With Christ, however, is a revelation that transcends particularity, rather than transcending materiality. Christ is material, a human being of flesh and blood. And Christ is particular, a male Jew. But Christ is not restricted to male Jews. It is the Christ-ness of Jesus which enables this transcendence over the particularity of Jesus. It is the declaration that Jesus is the Christ that defines Christianity.

So what do we mean by Christ? And what does it mean to say that Jesus is the Christ? Christ is the revealed, tangible God. To look at Christ is to look at God. I think there are two ways to read this. First, and I think this is the more common approach, is to take the attributes of God and to say that Christ has those attributes. So we take the properties of omnipresence, omnipotence, and so on, and then say that Christ has those properties. In doing this we are exposed to Feuerbach's critique. We define God in terms that are magnifications of our own virtues, and then we say that Jesus is like that.

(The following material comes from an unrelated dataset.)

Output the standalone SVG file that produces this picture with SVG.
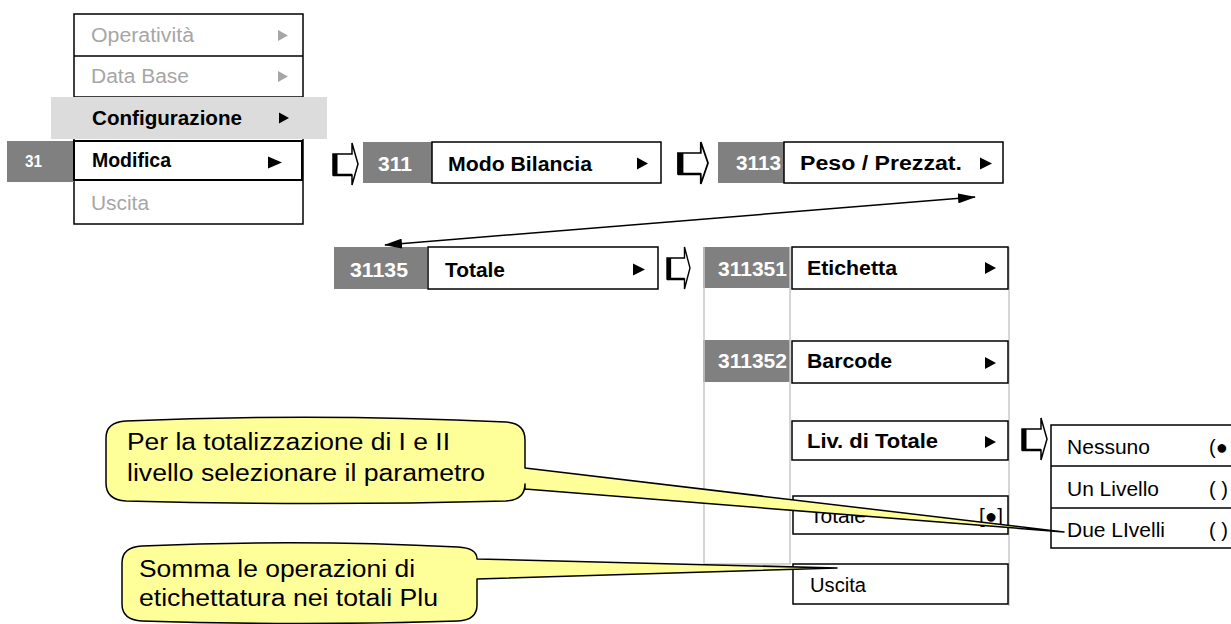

Jesus soon starts to look like the perfect man (strong, handsome, wise, and so on).[2]

The second way to read it is to say that what is seen in Christ is the definition of God. God is defined by Christ, not the other way around, because Christ is seen and God is not. The properties and characteristics of Christ are foundational for his followers, and also for God. In the paraphrased words of a friend of mine, "If it looks like Christ, then it's of God." And therefore, if it doesn't look like Christ, it's not God and probably the result of some human imagining. This approach takes away some of the speculation associated with theology, with the discussion of a transcendent being. Placing Christ at the centre of faith, and of the life of faith, is a defining move. The world, and everything in it, is now defined in relation to Christ and not in relation to the observer.[3]

And this is the point of this axiom. In taking Christ as the first and the last, we de-centre our lives. Rather than building up a phenomenology of conscious experience or idealism, we start with the assertion that Jesus is the Christ and begin to work outwards from there, applying it to the way we read the Bible, the things we believe about God, and the way we live. The Christian life of faith is not founded on empirical evidence about Jesus[4] but on this axiom. Christ is the first and the last, the foundation of Christian faith.

1. That's not, however, the same as there being evidence or argument to disprove it. It's possible for an axiom to be self-contradictory, or for some other evidence to disprove it. But it's also possible to conceive of an axiom with is neither provable nor disprovable (e.g., concerning the existence of God).
2. This is the Jesus that looks like a surfer carpenter. Just because Jesus was a tradesman who associated with fishermen, it doesn't mean that Jesus was the local pinup boy, tanned and muscular. Take a good look at tradesmen from peasant cultures sometime and see what I mean.
3. I wonder whether Christian writing should therefore be only Christology, and not lumped together as theology.
4. You can recycle or burn your apologetics books now.